>> Begin

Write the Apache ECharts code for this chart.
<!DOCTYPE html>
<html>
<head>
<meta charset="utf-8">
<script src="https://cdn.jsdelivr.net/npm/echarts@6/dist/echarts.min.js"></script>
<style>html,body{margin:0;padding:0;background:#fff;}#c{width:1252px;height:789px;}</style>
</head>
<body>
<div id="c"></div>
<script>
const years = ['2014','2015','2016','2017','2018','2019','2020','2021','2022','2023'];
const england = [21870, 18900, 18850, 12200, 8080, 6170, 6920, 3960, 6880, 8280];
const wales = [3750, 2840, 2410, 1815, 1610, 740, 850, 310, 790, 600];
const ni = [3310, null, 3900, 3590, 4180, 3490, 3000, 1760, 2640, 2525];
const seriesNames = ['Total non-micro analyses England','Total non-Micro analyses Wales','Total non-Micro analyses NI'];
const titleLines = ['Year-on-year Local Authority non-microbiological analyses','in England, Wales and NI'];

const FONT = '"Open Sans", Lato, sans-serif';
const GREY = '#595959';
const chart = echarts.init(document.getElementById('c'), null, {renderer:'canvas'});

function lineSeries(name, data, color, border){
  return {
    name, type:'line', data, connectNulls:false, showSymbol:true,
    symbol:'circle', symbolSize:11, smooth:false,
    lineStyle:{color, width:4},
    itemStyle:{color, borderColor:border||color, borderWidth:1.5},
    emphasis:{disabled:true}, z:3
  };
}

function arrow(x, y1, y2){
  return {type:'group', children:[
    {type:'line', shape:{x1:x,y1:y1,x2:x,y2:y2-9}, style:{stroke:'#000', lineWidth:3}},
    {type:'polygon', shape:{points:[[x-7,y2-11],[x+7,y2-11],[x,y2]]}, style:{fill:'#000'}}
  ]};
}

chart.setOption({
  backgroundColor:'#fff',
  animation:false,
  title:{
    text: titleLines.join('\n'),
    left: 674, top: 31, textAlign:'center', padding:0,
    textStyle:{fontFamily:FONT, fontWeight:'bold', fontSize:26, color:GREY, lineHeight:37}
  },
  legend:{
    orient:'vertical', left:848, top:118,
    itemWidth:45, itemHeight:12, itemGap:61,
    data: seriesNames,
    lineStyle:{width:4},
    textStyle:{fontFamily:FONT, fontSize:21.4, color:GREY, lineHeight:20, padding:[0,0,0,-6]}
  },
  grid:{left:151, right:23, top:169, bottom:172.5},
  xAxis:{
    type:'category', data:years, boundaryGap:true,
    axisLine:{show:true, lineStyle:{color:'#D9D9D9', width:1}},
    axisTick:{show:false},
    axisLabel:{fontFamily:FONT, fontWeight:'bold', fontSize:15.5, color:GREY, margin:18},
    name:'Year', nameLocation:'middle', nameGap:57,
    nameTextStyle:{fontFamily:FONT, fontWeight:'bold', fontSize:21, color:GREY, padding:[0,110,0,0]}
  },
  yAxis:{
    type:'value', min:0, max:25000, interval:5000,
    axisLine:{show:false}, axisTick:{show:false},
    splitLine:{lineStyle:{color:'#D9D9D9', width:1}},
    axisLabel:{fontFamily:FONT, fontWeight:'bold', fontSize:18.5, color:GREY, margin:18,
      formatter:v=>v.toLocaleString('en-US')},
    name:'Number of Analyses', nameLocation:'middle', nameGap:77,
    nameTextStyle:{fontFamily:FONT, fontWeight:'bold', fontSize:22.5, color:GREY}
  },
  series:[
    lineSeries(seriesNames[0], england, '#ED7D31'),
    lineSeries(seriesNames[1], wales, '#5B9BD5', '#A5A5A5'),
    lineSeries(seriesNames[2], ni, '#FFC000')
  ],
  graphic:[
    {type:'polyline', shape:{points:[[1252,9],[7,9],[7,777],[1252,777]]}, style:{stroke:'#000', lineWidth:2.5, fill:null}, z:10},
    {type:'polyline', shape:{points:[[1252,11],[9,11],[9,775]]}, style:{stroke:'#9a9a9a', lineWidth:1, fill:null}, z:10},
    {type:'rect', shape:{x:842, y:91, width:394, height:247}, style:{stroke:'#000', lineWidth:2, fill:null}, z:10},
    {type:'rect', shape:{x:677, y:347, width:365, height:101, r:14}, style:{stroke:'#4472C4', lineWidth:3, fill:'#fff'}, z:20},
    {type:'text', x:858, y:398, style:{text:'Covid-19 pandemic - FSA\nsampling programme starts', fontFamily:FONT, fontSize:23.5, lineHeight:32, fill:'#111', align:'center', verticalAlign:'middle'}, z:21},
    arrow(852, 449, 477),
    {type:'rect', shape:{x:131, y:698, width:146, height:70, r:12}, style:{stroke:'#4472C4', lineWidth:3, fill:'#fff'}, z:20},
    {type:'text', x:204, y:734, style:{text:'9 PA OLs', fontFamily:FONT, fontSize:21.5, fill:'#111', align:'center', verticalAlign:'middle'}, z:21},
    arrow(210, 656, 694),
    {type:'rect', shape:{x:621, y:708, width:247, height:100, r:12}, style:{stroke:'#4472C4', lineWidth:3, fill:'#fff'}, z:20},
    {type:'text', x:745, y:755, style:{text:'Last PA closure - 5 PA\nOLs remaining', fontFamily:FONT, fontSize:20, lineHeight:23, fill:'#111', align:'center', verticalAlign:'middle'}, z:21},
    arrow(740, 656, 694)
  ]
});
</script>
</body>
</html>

>> End
>> Begin

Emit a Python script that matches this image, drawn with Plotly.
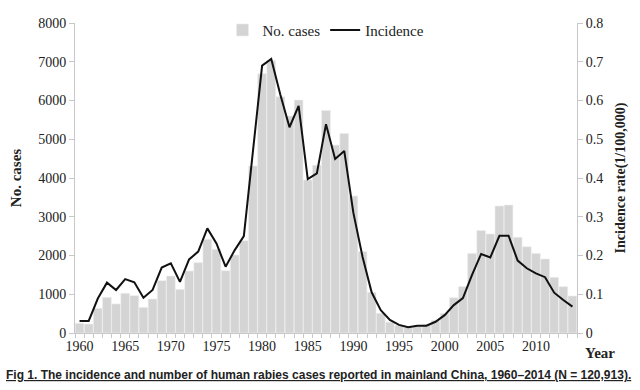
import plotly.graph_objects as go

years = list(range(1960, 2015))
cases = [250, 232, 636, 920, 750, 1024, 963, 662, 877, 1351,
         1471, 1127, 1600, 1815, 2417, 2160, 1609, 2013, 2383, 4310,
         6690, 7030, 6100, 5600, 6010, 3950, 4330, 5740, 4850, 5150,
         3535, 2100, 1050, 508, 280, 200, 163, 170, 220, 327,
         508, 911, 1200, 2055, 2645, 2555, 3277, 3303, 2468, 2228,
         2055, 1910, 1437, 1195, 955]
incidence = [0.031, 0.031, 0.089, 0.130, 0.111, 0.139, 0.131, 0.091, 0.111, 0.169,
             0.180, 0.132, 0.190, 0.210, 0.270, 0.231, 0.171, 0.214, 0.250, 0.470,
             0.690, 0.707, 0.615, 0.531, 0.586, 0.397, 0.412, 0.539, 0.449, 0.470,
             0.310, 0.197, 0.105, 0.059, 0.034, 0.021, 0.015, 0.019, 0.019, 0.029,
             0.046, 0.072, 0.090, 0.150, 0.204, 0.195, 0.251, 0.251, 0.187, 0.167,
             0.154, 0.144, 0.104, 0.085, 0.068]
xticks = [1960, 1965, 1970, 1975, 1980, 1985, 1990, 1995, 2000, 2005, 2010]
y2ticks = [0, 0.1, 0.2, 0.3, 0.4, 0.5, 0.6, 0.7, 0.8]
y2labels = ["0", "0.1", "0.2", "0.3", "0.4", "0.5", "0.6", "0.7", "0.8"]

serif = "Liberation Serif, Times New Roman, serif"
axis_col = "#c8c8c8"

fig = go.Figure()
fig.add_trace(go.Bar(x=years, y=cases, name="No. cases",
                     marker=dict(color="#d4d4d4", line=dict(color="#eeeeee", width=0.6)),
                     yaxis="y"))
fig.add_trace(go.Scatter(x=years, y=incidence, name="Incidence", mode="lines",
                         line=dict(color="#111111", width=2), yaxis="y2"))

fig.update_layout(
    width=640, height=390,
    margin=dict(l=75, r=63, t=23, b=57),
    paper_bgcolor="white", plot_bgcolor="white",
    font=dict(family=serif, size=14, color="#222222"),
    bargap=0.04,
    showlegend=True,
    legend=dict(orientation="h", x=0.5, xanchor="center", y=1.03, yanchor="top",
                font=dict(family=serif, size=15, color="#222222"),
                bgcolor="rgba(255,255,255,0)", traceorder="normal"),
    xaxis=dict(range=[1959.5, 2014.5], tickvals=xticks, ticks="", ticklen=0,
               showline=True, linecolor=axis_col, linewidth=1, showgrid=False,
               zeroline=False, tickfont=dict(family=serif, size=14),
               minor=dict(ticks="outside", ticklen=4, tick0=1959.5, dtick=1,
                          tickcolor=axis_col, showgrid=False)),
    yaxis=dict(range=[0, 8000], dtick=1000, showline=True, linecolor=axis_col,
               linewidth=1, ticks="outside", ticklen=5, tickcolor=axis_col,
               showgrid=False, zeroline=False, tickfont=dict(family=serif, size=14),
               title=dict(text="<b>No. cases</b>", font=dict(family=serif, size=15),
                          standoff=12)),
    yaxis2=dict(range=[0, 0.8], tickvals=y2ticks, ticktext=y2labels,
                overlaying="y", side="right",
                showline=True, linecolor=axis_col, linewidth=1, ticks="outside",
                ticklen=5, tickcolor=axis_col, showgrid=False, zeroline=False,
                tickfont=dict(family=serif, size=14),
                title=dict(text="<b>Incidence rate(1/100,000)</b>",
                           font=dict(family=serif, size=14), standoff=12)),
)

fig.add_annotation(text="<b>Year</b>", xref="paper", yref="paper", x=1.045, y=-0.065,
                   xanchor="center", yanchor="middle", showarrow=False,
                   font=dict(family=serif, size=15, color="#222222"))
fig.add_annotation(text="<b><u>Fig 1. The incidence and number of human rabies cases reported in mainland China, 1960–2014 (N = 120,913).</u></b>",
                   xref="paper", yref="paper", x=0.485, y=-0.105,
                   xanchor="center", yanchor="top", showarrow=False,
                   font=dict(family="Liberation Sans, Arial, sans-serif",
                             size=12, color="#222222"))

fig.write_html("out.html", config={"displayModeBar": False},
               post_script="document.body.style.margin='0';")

>> End

▶ _Directive_
Copy the part that starts at the line with "Emit a Python" and finishes at the line with "import plotly.graph_objects as go", both included, and nothing more. Pictures are left out.

▶ _Finished exercise_
Emit a Python script that matches this image, drawn with Plotly.
import plotly.graph_objects as go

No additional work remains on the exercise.